Emergency legislation to block the automatic release of people convicted of terror offences is set to become law after being approved by the Lords.
The Terrorist Offenders (Restriction of Early Release) Bill – which was passed by MPs earlier this month – was drawn up following an attack in south London.
The attacker, Sudesh Amman, had recently been freed from prison.
The government had wanted to pass the bill before 28 February when the next terror offender is due for release.
Sunderland shopkeeper Mohammed Zahir Khan, 42, had been set to be freed after serving half of his sentence for encouraging terrorism.
The government’s emergency measures, which required backing from Parliament, would postpone his release until the Parole Board has given its approval.
How does automatic early release work?
Offenders are told they are being sentenced for a fixed period and will be automatically released at the half-way point, to serve the remainder of their sentence on licence in the community.
Some offenders will have pleaded guilty on the basis that they would be given a sentence with automatic early release at the half-way point.
Their release is an automatic process and does not involve oversight of the Parole Board.
Read more from our legal correspondent Clive Coleman.

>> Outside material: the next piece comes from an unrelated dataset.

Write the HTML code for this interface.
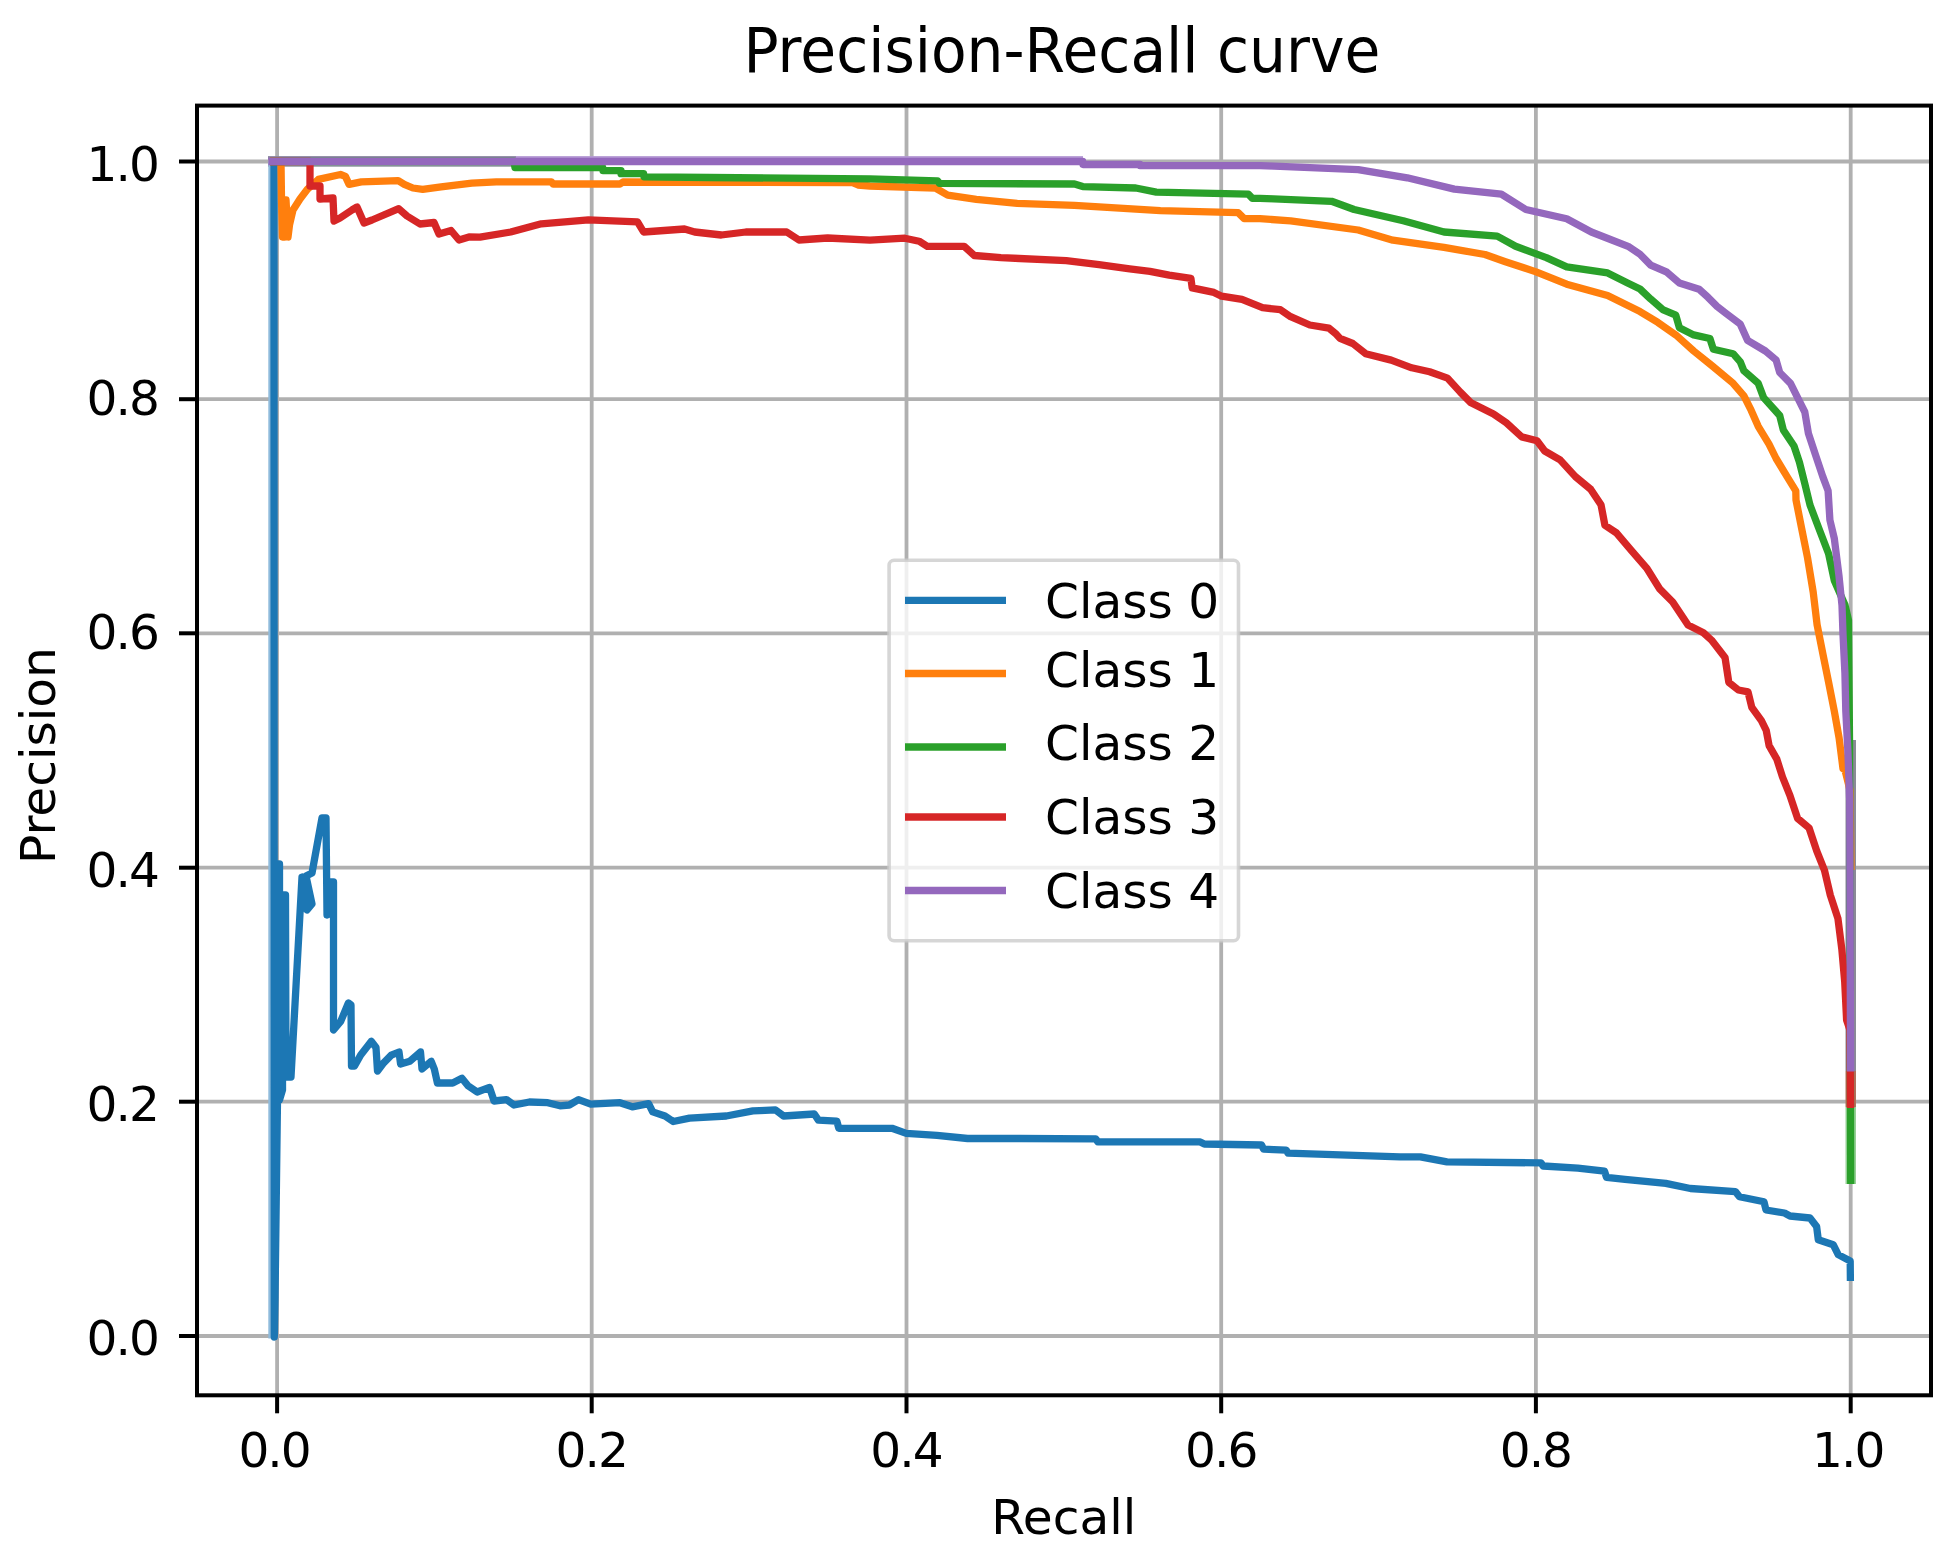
<!DOCTYPE html>
<html><head><meta charset="utf-8"><title>Precision-Recall curve</title>
<style>
html,body{margin:0;padding:0;background:#ffffff;width:1956px;height:1563px;overflow:hidden}
svg{display:block}
text{font-family:"DejaVu Sans", "Liberation Sans", sans-serif;fill:#000000}
</style></head><body>
<svg width="1956" height="1563" viewBox="0 0 1956 1563">
<defs><clipPath id="axclip"><rect x="197.0" y="105.6" width="1734.0" height="1289.7"/></clipPath>
<filter id="soft" x="0" y="0" width="100%" height="100%"><feGaussianBlur stdDeviation="0.6"/></filter></defs>
<g filter="url(#soft)">
<rect x="0" y="0" width="1956" height="1563" fill="#ffffff"/>

<g stroke="#b0b0b0" stroke-width="3.8" fill="none"><line x1="277.1" y1="105.6" x2="277.1" y2="1395.3"/><line x1="591.7" y1="105.6" x2="591.7" y2="1395.3"/><line x1="906.5" y1="105.6" x2="906.5" y2="1395.3"/><line x1="1221.2" y1="105.6" x2="1221.2" y2="1395.3"/><line x1="1535.9" y1="105.6" x2="1535.9" y2="1395.3"/><line x1="1850.7" y1="105.6" x2="1850.7" y2="1395.3"/><line x1="197.0" y1="1336.0" x2="1931.0" y2="1336.0"/><line x1="197.0" y1="1101.7" x2="1931.0" y2="1101.7"/><line x1="197.0" y1="867.7" x2="1931.0" y2="867.7"/><line x1="197.0" y1="633.3" x2="1931.0" y2="633.3"/><line x1="197.0" y1="399.2" x2="1931.0" y2="399.2"/><line x1="197.0" y1="161.5" x2="1931.0" y2="161.5"/></g>
<g><rect x="268" y="156.1" width="248" height="3.7" fill="#8a84a0"/><rect x="268" y="163.1" width="245" height="3.7" fill="#97a0a8"/><rect x="516" y="156.1" width="567" height="3.7" fill="#b59ad4"/><rect x="1845.5" y="740" width="10.5" height="331" fill="#8a8a96"/><rect x="268.3" y="161.5" width="3.6" height="1177" fill="#8fbbdc"/><rect x="1845.5" y="1071" width="10.5" height="36" fill="#b0705c"/><rect x="1845.5" y="1107" width="10.5" height="77" fill="#96d096"/></g>
<g clip-path="url(#axclip)" fill="none" stroke-width="7.3" stroke-linejoin="round" stroke-linecap="butt">
<polyline stroke="#1f77b4" points="1850.4,1281.0 1850.2,1261.0 1838.2,1254.6 1833.2,1244.7 1818.3,1239.7 1816.6,1226.4 1810.0,1218.0 1790.0,1216.0 1784.5,1213.0 1766.0,1210.0 1764.0,1201.8 1739.5,1196.7 1735.4,1191.6 1690.4,1188.5 1665.8,1183.4 1625.0,1179.3 1606.5,1177.3 1604.5,1171.1 1577.9,1168.1 1543.1,1166.0 1541.1,1162.9 1447.0,1161.9 1420.4,1156.8 1400.0,1156.8 1288.1,1153.2 1286.1,1150.1 1263.6,1149.1 1261.5,1145.0 1204.3,1144.0 1200.2,1141.9 1097.9,1141.9 1095.9,1138.9 1020.0,1138.5 967.6,1138.5 937.0,1135.4 906.3,1133.4 892.0,1128.3 838.8,1128.3 836.8,1121.1 818.4,1120.1 814.3,1114.0 783.6,1116.0 775.4,1109.9 752.9,1110.9 726.3,1116.0 689.5,1118.1 673.2,1121.5 665.0,1116.0 652.7,1111.9 648.6,1103.7 632.3,1106.8 620.0,1102.7 590.7,1104.2 578.5,1099.6 569.3,1105.0 560.0,1105.8 547.8,1102.7 529.4,1102.0 514.0,1105.0 506.4,1099.6 494.1,1101.0 489.5,1087.4 477.2,1092.0 468.0,1085.8 461.9,1078.2 452.7,1083.0 437.4,1083.0 434.3,1069.0 431.2,1061.3 422.0,1069.0 420.5,1052.0 409.8,1061.3 400.6,1064.0 399.0,1052.0 391.3,1055.2 383.7,1062.8 377.5,1071.0 376.0,1047.5 371.4,1041.3 360.7,1055.0 354.5,1066.0 351.5,1066.0 351.0,1005.0 348.4,1003.0 340.7,1021.4 333.5,1030.0 333.5,882.0 328.0,882.0 327.0,915.0 326.0,818.0 322.0,818.0 312.0,873.0 306.0,876.0 312.0,904.0 307.0,910.0 302.0,877.0 291.0,1077.0 286.0,1077.0 285.5,895.0 282.5,895.0 282.5,1090.0 279.5,1100.0 279.5,864.0 277.5,864.0 277.5,1100.0 275.0,1300.0 274.3,1337.0 274.0,161.5"/>
<polyline stroke="#ff7f0e" points="1851.0,870.0 1850.0,790.0 1845.0,770.0 1843.0,768.7 1839.1,738.0 1834.3,711.1 1828.6,682.3 1822.8,653.5 1817.1,624.7 1813.2,592.1 1807.5,557.6 1801.7,528.8 1796.0,500.0 1795.8,490.8 1786.9,476.4 1776.1,458.5 1769.0,444.2 1758.2,426.3 1751.1,410.2 1743.9,395.8 1733.1,383.3 1711.6,365.4 1693.7,351.0 1675.8,334.9 1657.9,322.4 1640.0,311.6 1607.6,295.4 1566.7,284.2 1536.1,271.9 1505.4,261.7 1485.0,254.5 1444.0,247.4 1392.9,240.2 1358.2,230.0 1290.7,220.8 1260.0,218.7 1244.2,218.7 1238.1,212.6 1160.4,210.6 1074.5,205.4 1017.2,203.4 976.3,199.3 947.7,195.2 935.4,188.0 870.0,186.0 858.0,185.0 852.0,182.5 623.0,182.0 620.0,184.0 553.0,184.0 551.6,181.9 540.0,181.9 496.3,181.9 471.8,183.1 441.1,186.8 422.7,189.3 412.9,188.0 404.3,184.4 398.2,180.7 361.3,181.9 349.1,184.4 345.4,176.4 340.5,174.5 318.4,179.4 307.4,189.3 300.0,199.0 293.0,210.0 289.5,225.0 288.0,237.0 286.0,200.0 284.5,237.0 282.5,237.0 281.5,200.0 281.0,161.5 270.0,161.5"/>
<polyline stroke="#2ca02c" points="1850.7,1184.0 1849.5,740.0 1848.5,620.0 1845.0,605.0 1834.3,580.6 1828.6,553.7 1819.0,528.8 1810.0,505.0 1804.8,483.6 1799.4,462.1 1794.0,446.0 1783.3,429.9 1779.7,415.5 1763.6,397.6 1758.2,383.3 1743.9,370.8 1740.3,361.8 1733.1,353.7 1713.4,349.3 1709.9,338.5 1693.7,334.9 1679.4,327.8 1675.8,315.2 1663.3,309.9 1650.7,299.1 1640.0,289.0 1628.1,283.2 1607.6,272.9 1566.7,266.8 1546.3,257.6 1515.6,246.3 1497.2,236.1 1444.0,232.0 1403.2,220.8 1354.1,209.5 1331.6,201.3 1260.0,198.3 1252.4,198.3 1248.3,194.2 1156.3,192.1 1135.8,188.0 1082.7,186.6 1074.5,184.0 939.5,183.4 937.5,180.9 870.0,178.9 709.0,177.5 644.0,176.8 643.6,173.7 621.0,173.7 621.0,170.7 603.0,170.7 602.7,167.6 515.0,167.6 514.0,161.5 270.0,161.5"/>
<polyline stroke="#d62728" points="1850.5,1108.0 1850.0,1030.0 1846.6,1020.0 1844.7,981.7 1841.8,949.0 1837.9,918.3 1830.3,895.2 1824.5,870.3 1816.8,851.1 1809.1,828.0 1797.6,818.4 1789.9,795.4 1782.5,777.0 1776.8,759.1 1769.1,745.6 1766.2,730.3 1761.4,720.7 1751.8,707.3 1748.0,691.9 1738.4,690.0 1728.8,682.3 1725.0,657.4 1711.5,640.1 1703.4,632.7 1688.0,625.0 1672.7,602.0 1659.9,589.2 1647.1,568.7 1631.7,550.8 1616.4,532.9 1604.9,525.2 1601.0,504.7 1590.8,489.4 1575.4,476.6 1560.1,459.9 1544.7,451.0 1537.0,440.8 1521.7,436.9 1506.3,422.8 1493.5,413.9 1470.5,402.4 1460.3,392.1 1447.5,378.1 1429.6,371.7 1411.7,367.8 1391.2,360.1 1365.6,353.7 1352.8,343.5 1340.0,338.4 1335.3,333.3 1328.9,328.2 1309.8,325.0 1290.6,316.7 1280.4,309.7 1262.5,307.7 1242.0,299.4 1221.6,296.2 1213.9,292.4 1192.2,287.9 1190.9,278.3 1169.2,275.1 1150.0,271.3 1129.7,268.8 1099.0,264.7 1066.3,260.7 1000.9,257.6 974.3,255.5 964.1,246.3 927.3,246.3 919.1,241.2 904.8,238.2 870.0,240.2 827.6,238.0 799.0,240.0 786.7,232.0 745.8,232.0 721.3,235.0 694.7,232.0 684.5,229.0 643.6,232.0 637.5,221.8 588.4,219.8 541.3,223.8 510.7,232.0 480.0,237.1 469.0,237.0 459.0,240.0 451.0,230.5 439.0,234.0 434.0,222.5 420.0,224.0 407.0,216.0 398.7,208.7 372.0,220.0 364.0,223.0 357.0,207.0 352.0,210.0 340.0,218.0 334.0,221.0 333.0,198.0 320.0,199.0 320.0,186.0 310.0,186.0 310.0,161.5 270.0,161.5"/>
<polyline stroke="#9467bd" points="1850.6,1071.6 1849.7,800.0 1847.8,749.5 1845.8,711.1 1844.9,672.7 1843.0,634.3 1842.0,605.5 1839.1,576.8 1834.3,538.4 1829.9,520.0 1828.1,490.8 1822.7,476.4 1815.5,454.9 1808.4,433.4 1804.8,412.0 1797.6,397.6 1790.5,383.3 1779.7,372.5 1776.1,360.0 1765.4,351.0 1747.5,340.3 1740.3,324.2 1726.0,313.4 1717.0,306.3 1708.0,297.3 1699.1,289.3 1679.4,283.0 1666.9,272.2 1650.7,265.1 1640.0,254.3 1628.1,246.3 1591.3,232.0 1566.7,218.7 1525.8,209.5 1501.3,194.2 1454.3,189.1 1407.2,177.8 1358.2,169.7 1260.0,165.6 1140.0,165.6 1140.0,164.5 1083.0,164.5 1082.7,161.5 268.4,161.5"/>
</g>
<rect x="197.0" y="105.6" width="1734.0" height="1289.7" fill="none" stroke="#000" stroke-width="4.0" stroke-linejoin="miter"/>
<g stroke="#000" stroke-width="4.0"><line x1="277.1" y1="1395.3" x2="277.1" y2="1413.3"/><line x1="591.7" y1="1395.3" x2="591.7" y2="1413.3"/><line x1="906.5" y1="1395.3" x2="906.5" y2="1413.3"/><line x1="1221.2" y1="1395.3" x2="1221.2" y2="1413.3"/><line x1="1535.9" y1="1395.3" x2="1535.9" y2="1413.3"/><line x1="1850.7" y1="1395.3" x2="1850.7" y2="1413.3"/><line x1="179.0" y1="1336.0" x2="197.0" y2="1336.0"/><line x1="179.0" y1="1101.7" x2="197.0" y2="1101.7"/><line x1="179.0" y1="867.7" x2="197.0" y2="867.7"/><line x1="179.0" y1="633.3" x2="197.0" y2="633.3"/><line x1="179.0" y1="399.2" x2="197.0" y2="399.2"/><line x1="179.0" y1="161.5" x2="197.0" y2="161.5"/></g>
<g font-size="48.6" letter-spacing="-2"><text x="274.1" y="1466.7" text-anchor="middle">0.0</text><text x="591.2" y="1466.7" text-anchor="middle">0.2</text><text x="906.0" y="1466.7" text-anchor="middle">0.4</text><text x="1220.7" y="1466.7" text-anchor="middle">0.6</text><text x="1535.4" y="1466.7" text-anchor="middle">0.8</text><text x="1847.7" y="1466.7" text-anchor="middle">1.0</text><text x="157.8" y="1354.8" text-anchor="end">0.0</text><text x="157.8" y="1120.7" text-anchor="end">0.2</text><text x="157.8" y="886.7" text-anchor="end">0.4</text><text x="157.8" y="648.7" text-anchor="end">0.6</text><text x="157.8" y="414.8" text-anchor="end">0.8</text><text x="157.8" y="180.5" text-anchor="end">1.0</text></g>
<text x="1063.7" y="1533.5" font-size="48.6" text-anchor="middle">Recall</text>
<text transform="translate(55.2,755.6) rotate(-90)" x="0" y="0" font-size="48.6" text-anchor="middle">Precision</text>
<text transform="translate(1061.9,72) scale(1,1.075)" x="0" y="0" font-size="58.3" text-anchor="middle">Precision-Recall curve</text>
<rect x="889.1" y="560.3" width="349.4" height="380.5" rx="5" ry="5" fill="#ffffff" fill-opacity="0.8" stroke="#cccccc" stroke-opacity="0.8" stroke-width="3.6"/>
<line x1="905" y1="600.4" x2="1006" y2="600.4" stroke="#1f77b4" stroke-width="7.3"/>
<text x="1045" y="617.5" font-size="48.6">Class 0</text>
<line x1="905" y1="673.5" x2="1006" y2="673.5" stroke="#ff7f0e" stroke-width="7.3"/>
<text x="1045" y="687.4" font-size="48.6">Class 1</text>
<line x1="905" y1="747.0" x2="1006" y2="747.0" stroke="#2ca02c" stroke-width="7.3"/>
<text x="1045" y="760.3" font-size="48.6">Class 2</text>
<line x1="905" y1="817.0" x2="1006" y2="817.0" stroke="#d62728" stroke-width="7.3"/>
<text x="1045" y="833.9" font-size="48.6">Class 3</text>
<line x1="905" y1="890.5" x2="1006" y2="890.5" stroke="#9467bd" stroke-width="7.3"/>
<text x="1045" y="907.5" font-size="48.6">Class 4</text>
</g></svg></body></html>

The bill would affect about 50 prisoners who were convicted under existing rules, which allow for release halfway through a sentence.
Lawyers for some of the inmates are believed to be preparing a legal challenge, but ministers claim they are not extending sentences, merely changing the way they are administered.
The legislation would apply to England, Scotland and Wales but the government said it intended to make provisions for Northern Ireland in a future piece of legislation, arguing that there was no need for “immediate measures” in the region.
‘An unusual step’
The House of Lords backed the bill unamended in one sitting on Monday evening.
During the debate, the government’s justice spokesperson Lord Keen of Elie acknowledged that “applying these measures retrospectively is an unusual step” – but argued this was due to the “unprecedented gravity of the situation”.
Labour’s shadow attorney general Baroness Chakrabarti said she accepted the need for emergency legislation, but added that it was “an emergency of the government’s own making”.
She argued the Ministry of Justice had been hit by “the most savage cuts in Whitehall”.
“That has a direct bearing on the nature of capacity, regime and intervention in the prison and probation systems.”